An Almost Classical Logic for Logic Programming and Nonmonotonic Reasoning

TL;DR

This paper introduces N^4, a nearly classical logic that preserves many classical logic features while accommodating fourfold negations, providing a robust semantics for logic programming and nonmonotonic reasoning.

Contribution

It presents N^4, a first-order logic that maintains classical implications and negation distribution, and demonstrates its effectiveness in formalizing semantics of logic programs.

Findings

N^4 reduces fourfold negations instead of eliminating double negations.

Herbrand interpretations in classical logic extend naturally to N^4.

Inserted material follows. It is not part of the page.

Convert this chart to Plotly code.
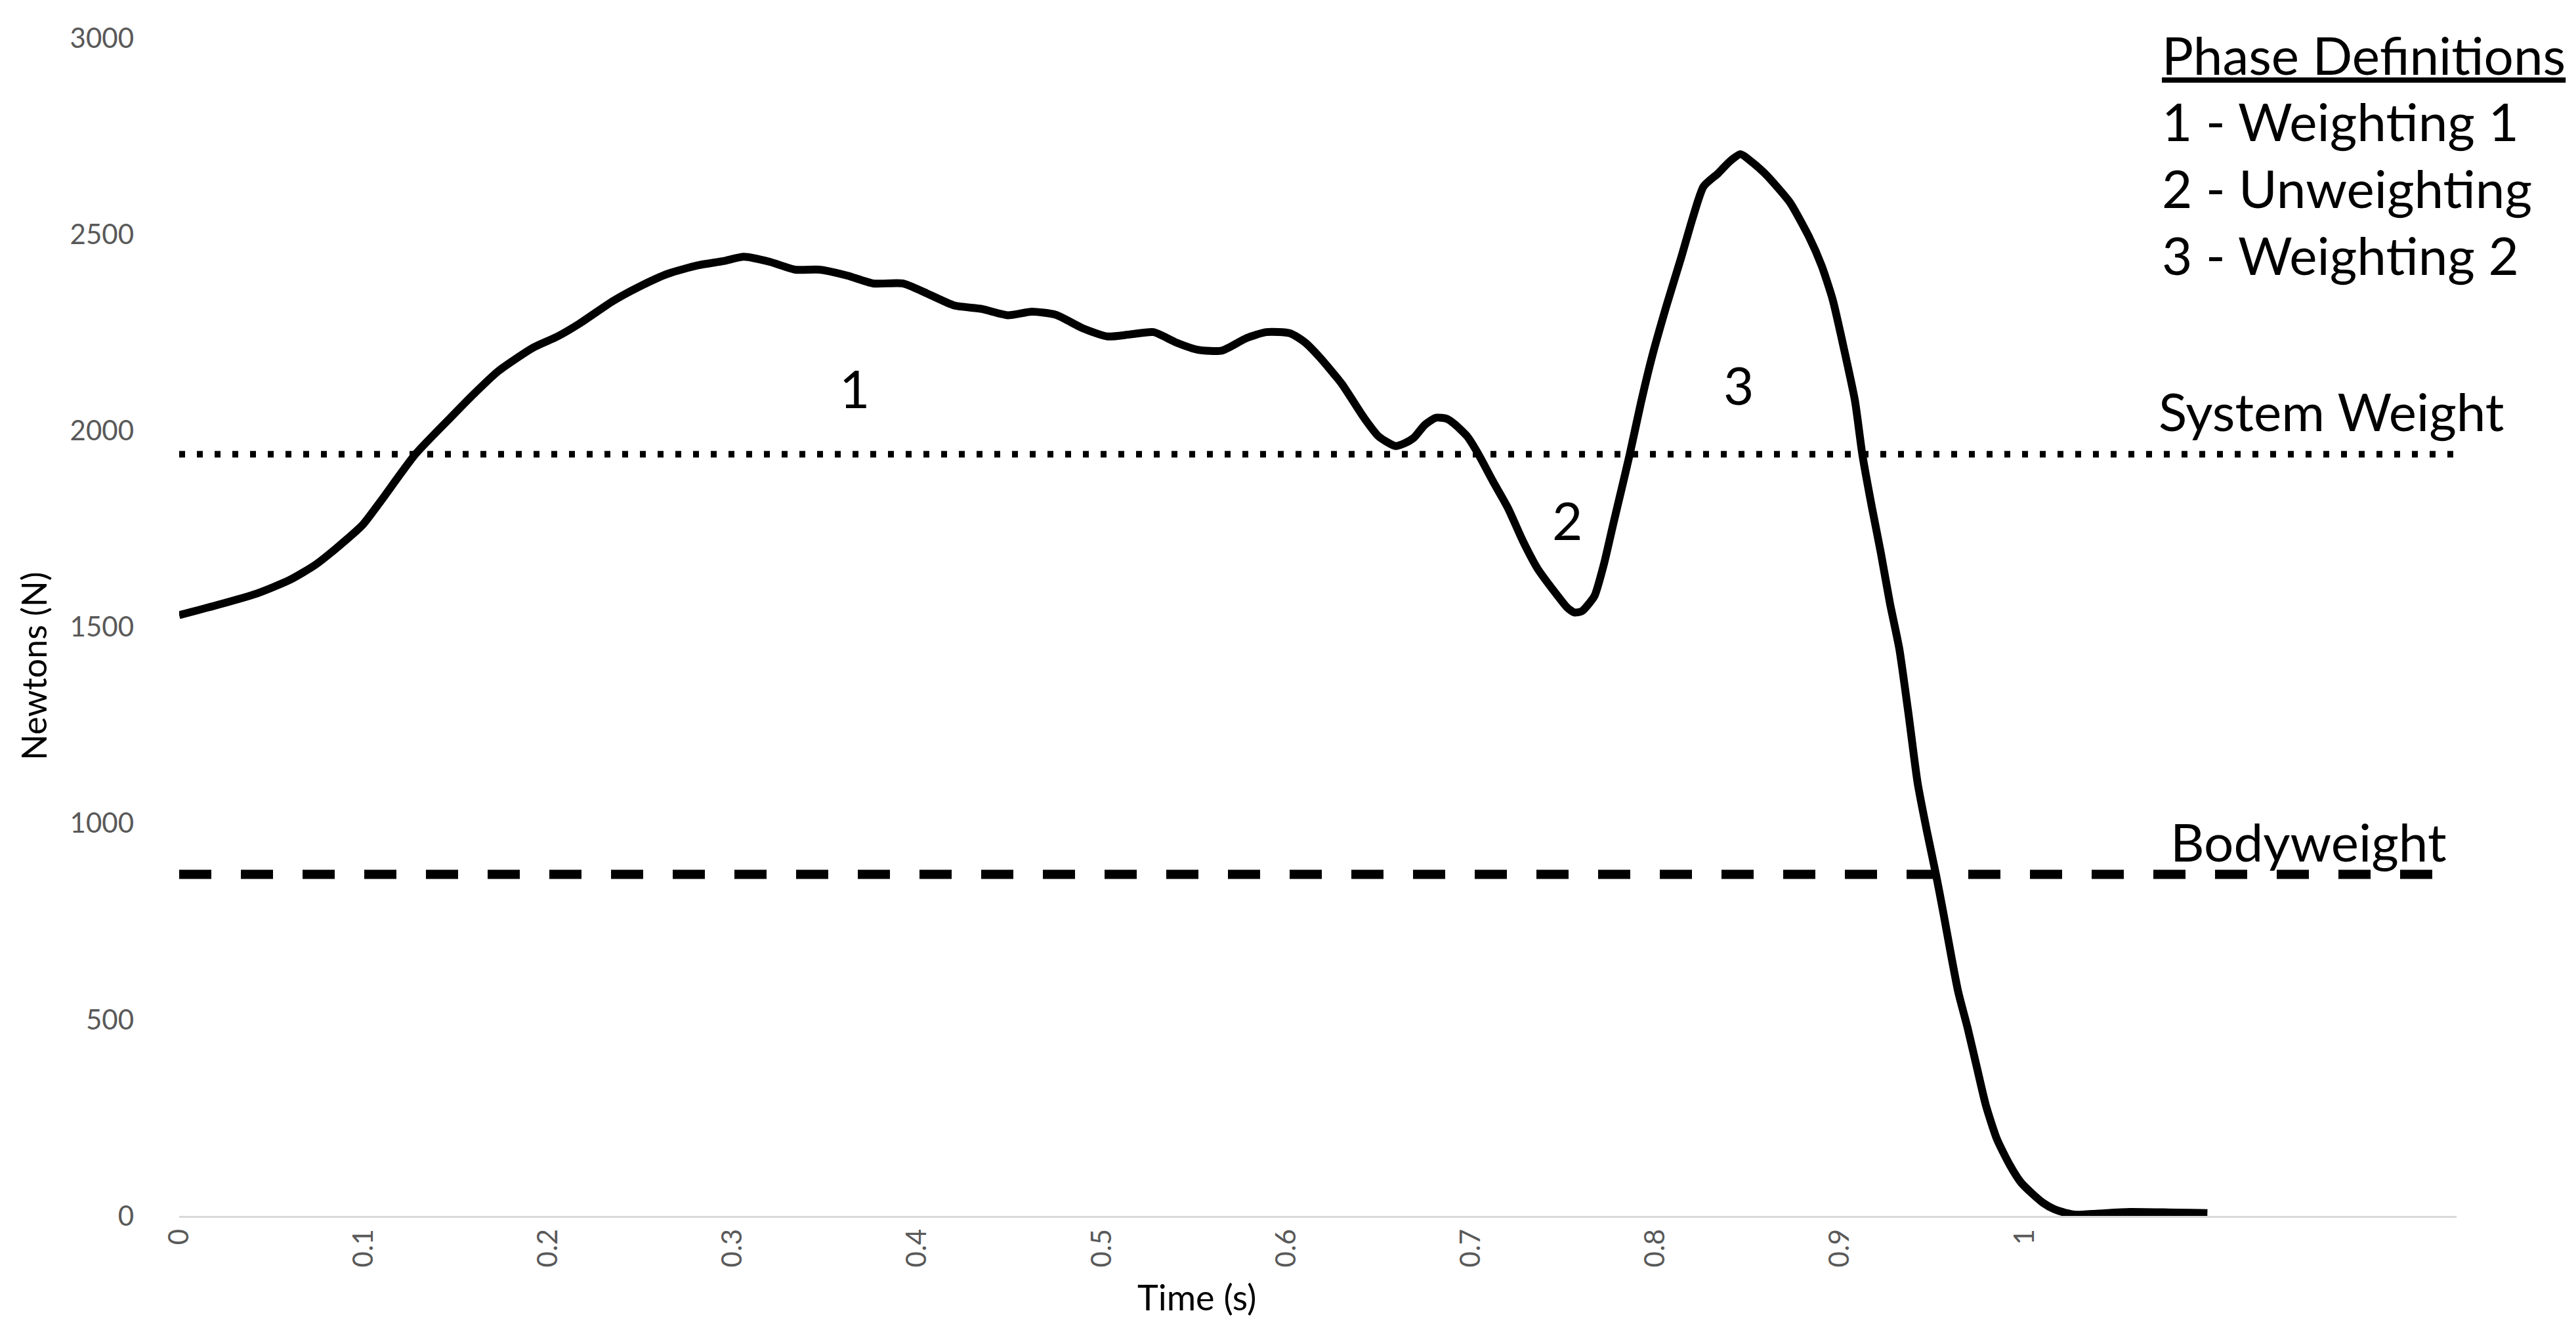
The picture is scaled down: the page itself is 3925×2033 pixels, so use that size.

Stable models of logic programs coincide with minimal N^4 Herbrand models.

Abstract

The model theory of a first-order logic called N^4 is introduced. N^4 does not eliminate double negations, as classical logic does, but instead reduces fourfold negations. N^4 is very close to classical logic: N^4 has two truth values; implications in N^4 are material, like in classical logic; and negation distributes over compound formulas in N^4 as it does in classical logic. Results suggest that the semantics of normal logic programs is conveniently formalized in N^4: Classical logic Herbrand interpretations generalize straightforwardly to N^4; the classical minimal Herbrand model of a positive logic program coincides with its unique minimal N^4 Herbrand model; the stable models of a normal logic program and its so-called complete minimal N^4 Herbrand models coincide.